>> begin Input records

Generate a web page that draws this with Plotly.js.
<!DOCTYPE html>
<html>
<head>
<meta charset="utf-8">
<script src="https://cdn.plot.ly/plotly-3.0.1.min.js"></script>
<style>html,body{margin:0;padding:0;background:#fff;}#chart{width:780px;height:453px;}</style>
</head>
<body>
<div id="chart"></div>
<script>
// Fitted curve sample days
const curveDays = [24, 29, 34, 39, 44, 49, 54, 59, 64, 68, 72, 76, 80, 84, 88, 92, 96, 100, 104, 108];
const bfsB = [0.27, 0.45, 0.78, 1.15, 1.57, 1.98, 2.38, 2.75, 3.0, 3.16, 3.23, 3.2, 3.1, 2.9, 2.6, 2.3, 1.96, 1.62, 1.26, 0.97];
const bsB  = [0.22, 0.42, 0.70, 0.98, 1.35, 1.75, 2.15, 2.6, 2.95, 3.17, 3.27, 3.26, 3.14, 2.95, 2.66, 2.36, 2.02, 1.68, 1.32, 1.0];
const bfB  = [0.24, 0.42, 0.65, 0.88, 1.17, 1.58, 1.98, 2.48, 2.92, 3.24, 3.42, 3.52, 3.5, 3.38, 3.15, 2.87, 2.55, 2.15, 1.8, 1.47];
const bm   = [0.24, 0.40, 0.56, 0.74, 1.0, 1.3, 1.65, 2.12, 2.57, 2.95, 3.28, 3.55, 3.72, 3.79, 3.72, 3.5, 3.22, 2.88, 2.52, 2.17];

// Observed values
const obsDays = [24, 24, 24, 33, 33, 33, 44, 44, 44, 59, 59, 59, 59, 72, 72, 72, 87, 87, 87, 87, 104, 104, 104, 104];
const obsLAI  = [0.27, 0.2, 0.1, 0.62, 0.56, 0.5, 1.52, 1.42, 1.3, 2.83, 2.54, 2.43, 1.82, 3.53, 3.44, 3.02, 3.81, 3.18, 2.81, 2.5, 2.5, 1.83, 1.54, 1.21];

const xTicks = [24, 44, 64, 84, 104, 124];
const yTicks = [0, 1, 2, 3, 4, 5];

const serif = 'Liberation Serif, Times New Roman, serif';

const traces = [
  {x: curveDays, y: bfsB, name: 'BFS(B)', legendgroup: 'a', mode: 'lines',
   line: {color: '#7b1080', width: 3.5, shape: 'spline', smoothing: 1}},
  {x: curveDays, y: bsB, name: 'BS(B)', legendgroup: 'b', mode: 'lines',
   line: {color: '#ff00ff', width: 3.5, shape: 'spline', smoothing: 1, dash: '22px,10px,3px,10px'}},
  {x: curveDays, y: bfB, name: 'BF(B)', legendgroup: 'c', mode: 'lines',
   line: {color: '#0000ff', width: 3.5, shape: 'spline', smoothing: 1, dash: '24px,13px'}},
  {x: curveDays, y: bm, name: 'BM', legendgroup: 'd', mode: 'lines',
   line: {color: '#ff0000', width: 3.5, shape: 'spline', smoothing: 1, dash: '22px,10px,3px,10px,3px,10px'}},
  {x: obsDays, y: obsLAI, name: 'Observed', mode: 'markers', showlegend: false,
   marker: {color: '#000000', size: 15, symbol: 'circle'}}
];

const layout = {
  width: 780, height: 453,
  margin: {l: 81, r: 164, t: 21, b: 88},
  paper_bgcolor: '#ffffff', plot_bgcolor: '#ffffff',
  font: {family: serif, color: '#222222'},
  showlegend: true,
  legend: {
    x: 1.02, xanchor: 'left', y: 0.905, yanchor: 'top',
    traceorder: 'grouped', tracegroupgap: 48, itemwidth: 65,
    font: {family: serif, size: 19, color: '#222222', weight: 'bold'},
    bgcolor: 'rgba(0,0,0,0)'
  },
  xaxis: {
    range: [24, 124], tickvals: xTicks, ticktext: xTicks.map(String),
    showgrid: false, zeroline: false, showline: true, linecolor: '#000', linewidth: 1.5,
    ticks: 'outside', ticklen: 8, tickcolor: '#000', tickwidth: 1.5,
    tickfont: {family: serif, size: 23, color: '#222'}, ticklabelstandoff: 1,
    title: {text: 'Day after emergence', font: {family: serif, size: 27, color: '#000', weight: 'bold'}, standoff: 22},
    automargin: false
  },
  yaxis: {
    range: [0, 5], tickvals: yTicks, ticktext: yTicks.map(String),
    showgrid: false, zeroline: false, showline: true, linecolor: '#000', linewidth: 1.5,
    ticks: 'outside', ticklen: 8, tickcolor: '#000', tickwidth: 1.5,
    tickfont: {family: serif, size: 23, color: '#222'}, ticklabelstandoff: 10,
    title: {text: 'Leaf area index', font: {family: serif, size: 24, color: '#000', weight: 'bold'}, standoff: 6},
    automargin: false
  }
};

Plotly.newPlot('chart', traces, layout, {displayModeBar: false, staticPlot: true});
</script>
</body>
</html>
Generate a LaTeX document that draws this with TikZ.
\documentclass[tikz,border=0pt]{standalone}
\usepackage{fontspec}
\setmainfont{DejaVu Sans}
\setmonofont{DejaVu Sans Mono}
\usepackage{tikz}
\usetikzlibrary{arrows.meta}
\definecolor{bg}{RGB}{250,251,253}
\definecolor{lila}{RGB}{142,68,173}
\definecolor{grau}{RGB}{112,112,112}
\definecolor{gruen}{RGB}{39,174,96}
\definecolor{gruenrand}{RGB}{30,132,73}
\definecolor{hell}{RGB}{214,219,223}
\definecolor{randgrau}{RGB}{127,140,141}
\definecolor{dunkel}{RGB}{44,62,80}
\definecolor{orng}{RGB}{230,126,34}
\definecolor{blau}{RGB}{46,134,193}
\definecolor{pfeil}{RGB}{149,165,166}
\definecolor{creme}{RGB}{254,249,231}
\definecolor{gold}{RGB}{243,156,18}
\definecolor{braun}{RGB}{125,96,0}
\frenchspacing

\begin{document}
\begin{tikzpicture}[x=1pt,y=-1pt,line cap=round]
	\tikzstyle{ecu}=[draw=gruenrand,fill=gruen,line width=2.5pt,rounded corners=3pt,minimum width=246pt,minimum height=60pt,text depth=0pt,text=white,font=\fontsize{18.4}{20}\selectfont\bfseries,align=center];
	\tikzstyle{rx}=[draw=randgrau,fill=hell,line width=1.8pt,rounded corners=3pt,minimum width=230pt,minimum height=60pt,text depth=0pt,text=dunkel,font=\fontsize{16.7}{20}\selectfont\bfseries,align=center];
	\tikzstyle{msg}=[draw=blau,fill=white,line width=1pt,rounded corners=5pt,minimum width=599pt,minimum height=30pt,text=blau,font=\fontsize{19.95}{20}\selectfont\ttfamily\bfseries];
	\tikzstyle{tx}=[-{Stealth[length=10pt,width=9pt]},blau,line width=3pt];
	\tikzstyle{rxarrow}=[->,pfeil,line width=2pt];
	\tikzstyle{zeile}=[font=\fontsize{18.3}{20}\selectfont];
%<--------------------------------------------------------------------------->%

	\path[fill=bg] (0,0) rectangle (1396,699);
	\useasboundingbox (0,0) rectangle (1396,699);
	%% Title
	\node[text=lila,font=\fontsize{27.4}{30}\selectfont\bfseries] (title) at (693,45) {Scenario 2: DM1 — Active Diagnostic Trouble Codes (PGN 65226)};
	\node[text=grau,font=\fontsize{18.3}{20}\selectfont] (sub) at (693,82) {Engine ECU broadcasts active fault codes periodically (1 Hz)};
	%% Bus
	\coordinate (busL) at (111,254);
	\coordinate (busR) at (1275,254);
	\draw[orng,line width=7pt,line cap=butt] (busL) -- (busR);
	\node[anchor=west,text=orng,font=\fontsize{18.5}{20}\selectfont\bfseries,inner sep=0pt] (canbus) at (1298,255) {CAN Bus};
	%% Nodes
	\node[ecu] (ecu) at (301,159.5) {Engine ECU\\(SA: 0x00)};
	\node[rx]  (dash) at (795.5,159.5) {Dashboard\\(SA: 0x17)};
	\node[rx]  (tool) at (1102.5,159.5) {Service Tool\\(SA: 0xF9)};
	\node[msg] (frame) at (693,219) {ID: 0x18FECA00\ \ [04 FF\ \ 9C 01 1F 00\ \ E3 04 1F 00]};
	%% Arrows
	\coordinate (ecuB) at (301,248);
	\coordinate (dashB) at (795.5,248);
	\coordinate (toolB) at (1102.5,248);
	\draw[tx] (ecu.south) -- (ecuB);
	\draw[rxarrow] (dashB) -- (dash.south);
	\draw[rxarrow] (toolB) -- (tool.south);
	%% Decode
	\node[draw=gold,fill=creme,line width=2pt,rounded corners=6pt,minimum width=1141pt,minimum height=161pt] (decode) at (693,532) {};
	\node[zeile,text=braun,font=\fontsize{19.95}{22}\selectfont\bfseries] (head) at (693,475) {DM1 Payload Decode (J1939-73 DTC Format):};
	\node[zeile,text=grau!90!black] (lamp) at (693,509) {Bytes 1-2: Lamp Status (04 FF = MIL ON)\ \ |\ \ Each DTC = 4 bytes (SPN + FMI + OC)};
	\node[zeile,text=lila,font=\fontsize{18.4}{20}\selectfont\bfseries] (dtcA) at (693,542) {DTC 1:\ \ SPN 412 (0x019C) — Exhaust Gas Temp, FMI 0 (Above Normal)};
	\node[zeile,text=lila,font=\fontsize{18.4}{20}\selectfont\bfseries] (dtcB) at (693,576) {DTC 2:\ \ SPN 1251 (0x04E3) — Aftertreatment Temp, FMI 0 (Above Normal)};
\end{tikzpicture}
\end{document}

>> end Input records

Exactly as written, please reproduce the lines from the first line of the data to the line containing "const serif = 'Liberation", inclusive, and nothing else.

Generate a web page that draws this with Plotly.js.
<!DOCTYPE html>
<html>
<head>
<meta charset="utf-8">
<script src="https://cdn.plot.ly/plotly-3.0.1.min.js"></script>
<style>html,body{margin:0;padding:0;background:#fff;}#chart{width:780px;height:453px;}</style>
</head>
<body>
<div id="chart"></div>
<script>
// Fitted curve sample days
const curveDays = [24, 29, 34, 39, 44, 49, 54, 59, 64, 68, 72, 76, 80, 84, 88, 92, 96, 100, 104, 108];
const bfsB = [0.27, 0.45, 0.78, 1.15, 1.57, 1.98, 2.38, 2.75, 3.0, 3.16, 3.23, 3.2, 3.1, 2.9, 2.6, 2.3, 1.96, 1.62, 1.26, 0.97];
const bsB  = [0.22, 0.42, 0.70, 0.98, 1.35, 1.75, 2.15, 2.6, 2.95, 3.17, 3.27, 3.26, 3.14, 2.95, 2.66, 2.36, 2.02, 1.68, 1.32, 1.0];
const bfB  = [0.24, 0.42, 0.65, 0.88, 1.17, 1.58, 1.98, 2.48, 2.92, 3.24, 3.42, 3.52, 3.5, 3.38, 3.15, 2.87, 2.55, 2.15, 1.8, 1.47];
const bm   = [0.24, 0.40, 0.56, 0.74, 1.0, 1.3, 1.65, 2.12, 2.57, 2.95, 3.28, 3.55, 3.72, 3.79, 3.72, 3.5, 3.22, 2.88, 2.52, 2.17];

// Observed values
const obsDays = [24, 24, 24, 33, 33, 33, 44, 44, 44, 59, 59, 59, 59, 72, 72, 72, 87, 87, 87, 87, 104, 104, 104, 104];
const obsLAI  = [0.27, 0.2, 0.1, 0.62, 0.56, 0.5, 1.52, 1.42, 1.3, 2.83, 2.54, 2.43, 1.82, 3.53, 3.44, 3.02, 3.81, 3.18, 2.81, 2.5, 2.5, 1.83, 1.54, 1.21];

const xTicks = [24, 44, 64, 84, 104, 124];
const yTicks = [0, 1, 2, 3, 4, 5];

const serif = 'Liberation Serif, Times New Roman, serif';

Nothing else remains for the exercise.